Enemies within
Sir: I thought Matthew Parris was typically incisive in his last column, but perhaps not quite as much as the person who wrote its online headline, ‘Scotland knows the power of a common enemy. We English don’t’ (18 April). It is true that ‘the wish to be the underdog’ is a defining urge of our age, even in relatively prosperous polities such as Scotland and Catalonia. But Parris is wrong when he claims that the closest the English come to the ‘Braveheart feeling’ is in their collective memory of the second world war. If only that were true. Would any other country make so little of its crucial role in the defeat of the most evil ideology the world has known? Celebrations of the 70th anniversary this May are especially low-key, considering that it is the last time any substantial gathering of former combatants will be possible.

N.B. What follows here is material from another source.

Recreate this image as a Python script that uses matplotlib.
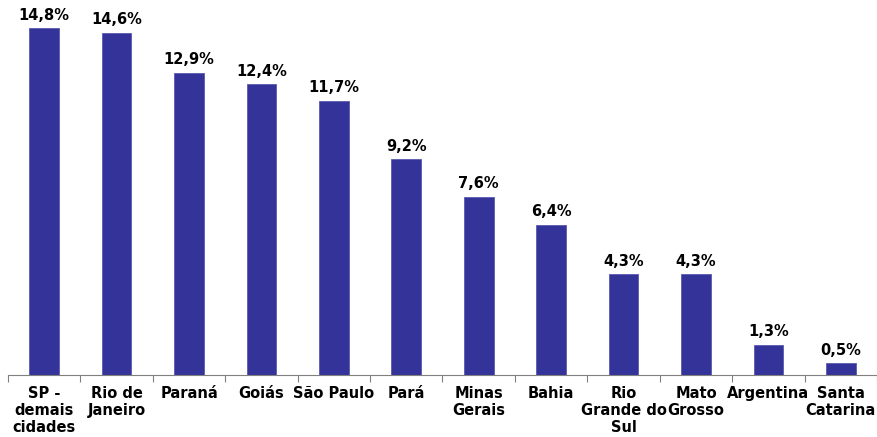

Instead, the historical moment that seems to define Englishness is the first world war. Witness the crowds flocking to the Tower of London last November to see the installation of poppies. But no common enemy of the English is evoked by the myth; certainly not Germany, which is widely admired. Despite the efforts of so many historians, the ‘Lions led by Donkeys’ thesis of class war, of young working-class men sent over the top by toffs, is still the one that defines England’s past. We English, it appears, need to be victims as much as anyone else — but we find the enemy at home.
Paul Lay
London N5
Remember the Herero
Sir: While I hesitate to question the infallibility of either Matthew Parris or the Pope, I would challenge their description of the Armenian genocide as being the first of the 20th century (18 April).